(8 years, 8 months ago)
Lords ChamberMy Lords, it may be stretching the tolerance of the House for a fifth Scottish lawyer to join in this discussion, so I will confine myself to two issues. The first is Pepper v Hart. It is well worth understanding just how limited the application of that doctrine may be. If the noble and learned Lord the Advocate-General is looking for an illustration of the approach recently taken by the Court of Session, he will find it in the case of British Petroleum v Edinburgh and Glasgow licensing boards.
Secondly, this is about the most political piece of legislation that one could possibly imagine. Within its terms is the opportunity for great political disagreement. It seems to me that the way in which the Government are now proceeding will in some respects justify that disagreement by leaving open an important porthole for those who wish to challenge the will of this House and indeed of the other place.
My Lords, I am obliged for all the contributions from your Lordships in respect of this matter. I will not seek to repeat the arguments that were rehearsed so fully in Committee and on Report but I wish to make some observations.
The Smith agreement was explicit in its reference to putting the Sewel convention on a statutory footing, and that is what has been done—essentially as the noble Lord, Lord Stephen, noted—in a declaratory sense.
Mention has been made repeatedly of the case of Pepper v Hart. I am not going to go there in any detail, but the starting point for that case is ambiguity. A number of noble Lords indicated that there was no ambiguity. I am inclined to agree with that—but not necessarily for the same reasons. However, it appears to me that if there were room for ambiguity then of course Pepper v Hart might come into consideration.
Reference was made to the LCM—the legislative consent Motion—process and the suggestion that it should be incorporated into the clause. With respect, the LCM is a process of the Scottish Parliament, not of this Parliament—it is what the Scottish Parliament does in response to us applying the Sewel convention—and therefore it would not be appropriate to bring it into Clause 2.

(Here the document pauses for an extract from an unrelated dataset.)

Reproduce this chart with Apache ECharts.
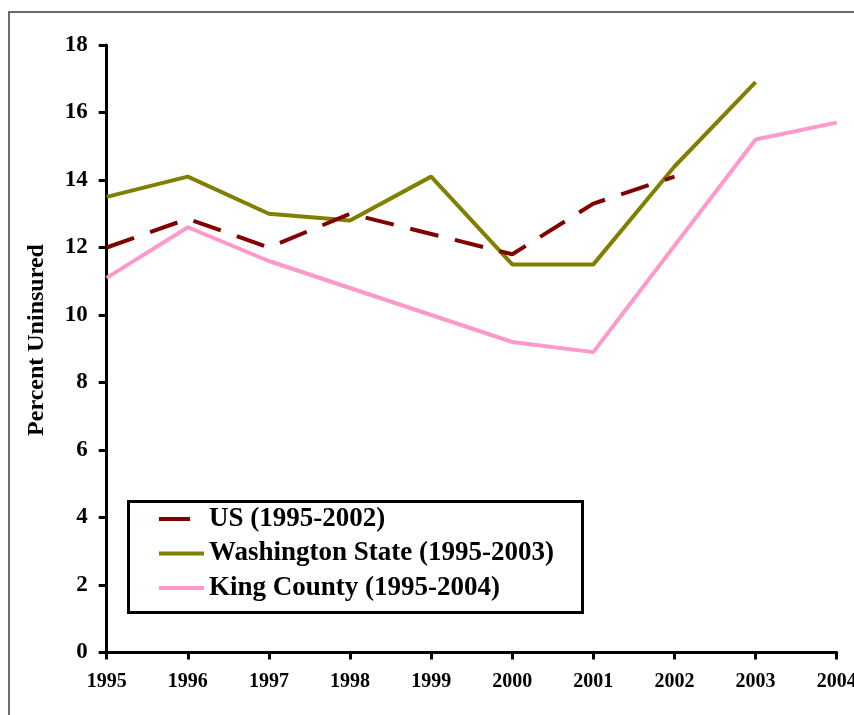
<!DOCTYPE html>
<html>
<head>
<meta charset="utf-8">
<script src="https://cdn.jsdelivr.net/npm/echarts@6/dist/echarts.min.js"></script>
<style>
html,body{margin:0;padding:0;background:#fff;}
#chart{width:854px;height:715px;}
</style>
</head>
<body>
<div id="chart"></div>
<script>
var years = ['1995','1996','1997','1998','1999','2000','2001','2002','2003','2004'];
var usValues = [12.0, 12.85, 12.0, 13.0, 12.4, 11.8, 13.3, 14.1];
var waValues = [13.5, 14.1, 13.0, 12.8, 14.1, 11.5, 11.5, 14.4, 16.9];
var kingValues = [11.1, 12.6, 11.6, 10.8, 10.0, 9.2, 8.9, 12.05, 15.2, 15.7];
var seriesNames = ['US (1995-2002)', 'Washington State (1995-2003)', 'King County (1995-2004)'];
var yAxisTitle = 'Percent Uninsured';
var yTicks = {min: 0, max: 18, interval: 2};

var FONT = "'Liberation Serif','Times New Roman',serif";
var chart = echarts.init(document.getElementById('chart'), null, {renderer: 'canvas'});
chart.setOption({
  animation: false,
  backgroundColor: '#ffffff',
  graphic: [
    {type: 'rect', shape: {x: 9, y: 12, width: 900, height: 800}, style: {fill: 'none', stroke: '#3a3a3a', lineWidth: 1.5}, z: 0, silent: true},
    {type: 'rect', shape: {x: 128.5, y: 501.5, width: 454, height: 111}, style: {fill: '#ffffff', stroke: '#000', lineWidth: 3}, z: 5, silent: true},
    {type: 'text', x: 37, y: 340, rotation: Math.PI / 2, silent: true, z: 10,
     style: {text: yAxisTitle, fill: '#000', font: 'bold 24px ' + FONT, textAlign: 'center', textVerticalAlign: 'middle'}}
  ],
  grid: {left: 106.7, right: 17.3, top: 45, bottom: 62.5, containLabel: false, outerBoundsMode: 'none'},
  legend: {
    orient: 'vertical',
    left: 157, top: 505.5,
    padding: 0,
    itemGap: 7.5,
    itemWidth: 45, itemHeight: 4,
    z: 10,
    itemStyle: {opacity: 0},
    lineStyle: {width: 4},
    textStyle: {fontFamily: FONT, fontWeight: 'bold', fontSize: 27, lineHeight: 27, color: '#000'},
    data: [
      {name: seriesNames[0], lineStyle: {type: [31, 20], width: 4}},
      {name: seriesNames[1]},
      {name: seriesNames[2]}
    ]
  },
  xAxis: {
    type: 'category',
    data: years,
    boundaryGap: false,
    axisLine: {lineStyle: {color: '#000', width: 3}},
    axisTick: {show: true, length: 7, lineStyle: {color: '#000', width: 3}},
    axisLabel: {margin: 19, fontFamily: FONT, fontWeight: 'bold', fontSize: 20, color: '#000', showMaxLabel: true, showMinLabel: true, interval: 0},
    splitLine: {show: false}
  },
  yAxis: {
    type: 'value',
    min: yTicks.min, max: yTicks.max, interval: yTicks.interval,
    axisLine: {show: true, lineStyle: {color: '#000', width: 3}},
    axisTick: {show: true, length: 8, lineStyle: {color: '#000', width: 3}},
    axisLabel: {margin: 19, fontFamily: FONT, fontWeight: 'bold', fontSize: 23, color: '#000'},
    splitLine: {show: false}
  },
  series: [
    {name: seriesNames[0], type: 'line', data: usValues, symbol: 'none', z: 3,
     lineStyle: {color: '#800000', width: 4, type: [29, 17], cap: 'butt'}, itemStyle: {color: '#800000'}},
    {name: seriesNames[1], type: 'line', data: waValues, symbol: 'none', z: 2,
     lineStyle: {color: '#808000', width: 4}, itemStyle: {color: '#808000'}},
    {name: seriesNames[2], type: 'line', data: kingValues, symbol: 'none', z: 1,
     lineStyle: {color: '#ff99cc', width: 4}, itemStyle: {color: '#ff99cc'}}
  ]
});
</script>
</body>
</html>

There is then the question of what is or is not a devolved matter. This point—and indeed the difference that I have with the noble and learned Lord, Lord Wallace—is perhaps highlighted by the amendment that he originally proposed. The last part of that amendment says:
“For the purposes of subsection (8), the words ‘devolved matters’ means any matter not reserved to the United Kingdom Parliament under this Act”.
With respect, the Scotland Act 1998 is a great deal more sophisticated than saying that all matters listed in Schedule 5, which are reserved, are the only matters not requiring the consent of the Scottish Parliament. It entirely ignores the fact that, for example, it is not within the competence of the Scottish Parliament to modify any of the protected enactments listed in Part 1 of Schedule 4 to the Scotland Act.